Romeo then meets Laila, who is singing from a rooftop, they dance and he falls in love. To win her over, Laila tells Romeo he must dance with her in front of everyone at the "Moonlight Club" where she performs. Romeo says yes, unaware that Charlie has long wanted her, and anyone who dares go near her is punished. However, Romeo braves the odds and dances with Laila to win her heart. As Laila starts falling in love with him, Charlie, in a fit of rage, captures and terrorizes Romeo. Romeo then promises that he would make Laila fall in love with Charlie. Romeo does not intend to lose Laila but plans to deflate Charlie's ego by having a disguised Mini pretend to be Laila and make it clear she's not interested. This only ends up exacerbating Charlie's ire, and Romeo promises him a second meeting with Leila.

The night of the appointment, however, Chhainu catches Romeo kissing Laila, who then shouts at Romeo telling Laila of Romeo's deal with Charlie and she angrily and violently slaps him and after she sees what Romeo had done says she never wants to see him again despite Romeo's pleas for forgiveness. In a pursuit, Charlie's Angels are wooed by Guru, Interval and Hero English, Chhainu is cornered by a mouse (and smashed with a "jumbo jet") and Charlie is chased and caught by the city dogcatchers. But just before Charlie is caught with a net, Romeo pushes him under the dog-catchers van to escape while Romeo goes, Charlie then convinces Guru, Hero English, Interval and Mini to create a distraction to get the guard away from the van, they all succeed and Charlie jumps on the van and says he will free Romeo using a pin in his chain to pick the lock, but the van begins to drive and he falls off, after which Charlie races after the van, losing the pin in the progress, but thankfully one of Charlie's ear hairs suffice.

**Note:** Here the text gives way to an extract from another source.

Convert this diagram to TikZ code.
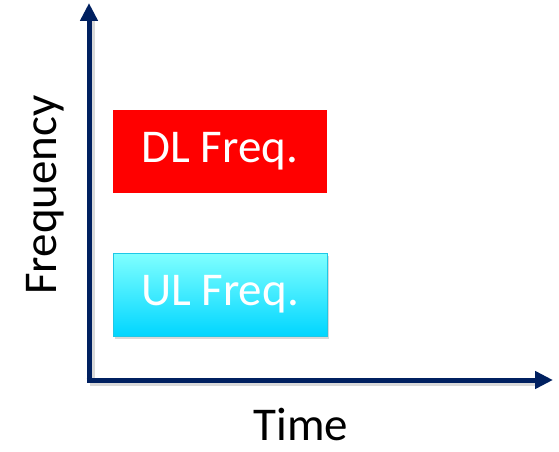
\documentclass[tikz,border=0pt]{standalone}
\usepackage{fontspec}
\setmainfont{Carlito}
\usetikzlibrary{arrows.meta,shadows}
\definecolor{navy}{RGB}{0,32,96}
\definecolor{ultop}{RGB}{128,255,255}
\definecolor{ulbot}{RGB}{0,214,255}
\definecolor{ulborder}{RGB}{30,200,230}
\tikzset{
  axis/.style={draw=navy,line width=5pt,-{Triangle[width=17pt,length=18pt]}},
  axshadow/.style={draw=black!15,line width=5pt},
  freqbox/.style={minimum width=214pt,minimum height=83pt,inner sep=0pt,text=white,font=\fontsize{47}{50}\selectfont},
  axlabel/.style={font=\fontsize{47}{50}\selectfont,text=black,inner sep=0pt}
}
\begin{document}
\begin{tikzpicture}[x=1pt,y=-1pt]
\useasboundingbox (0,0) rectangle (559,452);
\coordinate (o) at (89,380);
\coordinate (ytip) at (89,3);
\coordinate (xtip) at (553,380);
% shadows of axes
\draw[axshadow] (92,20) -- (92,383) -- (538,383);
\draw[axis] (89,382.5) -- (ytip);
\draw[axis] (86.5,380) -- (xtip);
\node[freqbox,fill=red] (dl) at (220,151.5) {DL Freq.};
\node[freqbox,draw=ulborder,line width=1pt,top color=ultop,bottom color=ulbot,
  drop shadow={shadow xshift=2pt,shadow yshift=-3pt,opacity=0.3}] (ul) at (220,294.5) {UL Freq.};
\node[axlabel,rotate=90] (freq) at (45,195) {Frequency};
\node[axlabel,anchor=base,text depth=0pt] (time) at (301,440) {Time};
\end{tikzpicture}
\end{document}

They escape but Romeo feels there is no point staying as Laila said she never wanted to see him again, and Charlie badly wants her. The next morning, Romeo throws his sack onto an open train boxcar about to leave the station but Charlie arrives with Laila and the others. Charlie tells Romeo that he is a fool for leaving Laila when she still loves him, that he explained everything to her and says she is Romeo's and no one else's. He lets go of her hand and Laila begins to run after the train, while Romeo holds his hand out for her. Resembling a famous scene from Dilwale Dulhania Le Jayenge, Charlie remarks "Where have I seen this before?". She reaches for his hand and grabs it but the handle Romeo was holding had lost its top screws, making him fall off with Laila, after which they raise their heads to each other and say "I love you" in sync. It then goes to the "Moonlight Club" where everyone is back singing a reprise of "Main Hoon Romeo" in party-remix.

Voice cast
 Saif Ali Khan as Romeo, a Golden retriever mix the former dog of a rich family. 
 Kareena Kapoor as Laila, a beautiful white female Afghan hound and Romeo's love interest. 
 Javed Jaffrey as Charlie Anna, an obese bulldog who is the Don of the slum.
 Vrajesh Hirjee as Guru, a Bull terrier who is the oldest and wisest among the four goons.
 Kiku Sharda as Hero English, a Siberian husky the second member of the gang.
 Suresh Menon as Interval, a koolie who is the third member of the gang.
 Tannaz Irani as Mini, a tabby cat who is the final member of the gang, who is actually a girl.
 Sanjay Mishra as Chhainu, a wolf who is Charlie Anna's spy.

Production
As a fan of animation, Jugal Hansraj teamed up with Aditya Chopra to write their first cartoon. Nothing came of the collaboration, the writer/director recalls, "till this one day, I was waiting at the traffic signal and saw these dogs playing in the dirt... un-cared for, scruffy looking gang, totally mast in a garbage pile, and I instantly knew the characters of my story." The alliance by producer Yash Chopra and Disney chairman Dick Cook is a first in the field of animation. This also is the first mainstream CGI feature film to come out of India. Visual Computing Labs (VCL), a division of Tata Elxsi Ltd in Bangalore, was involved with everything from visual conceptualisation, character design to animation and final output. Production commenced in January 2007, continuing for two and a half years and involved 150 crew members; twenty-one months were spent on the animation. while the studio's IT Engineers developed 1,400 shots was rendered on Autodesk Flame on a dual-processor digital pipeline equipped by the fastest supercomputers at the time. While the film's animation was handled in Maya final color grade was performed by Prime Focus Technologies, using Lustre.  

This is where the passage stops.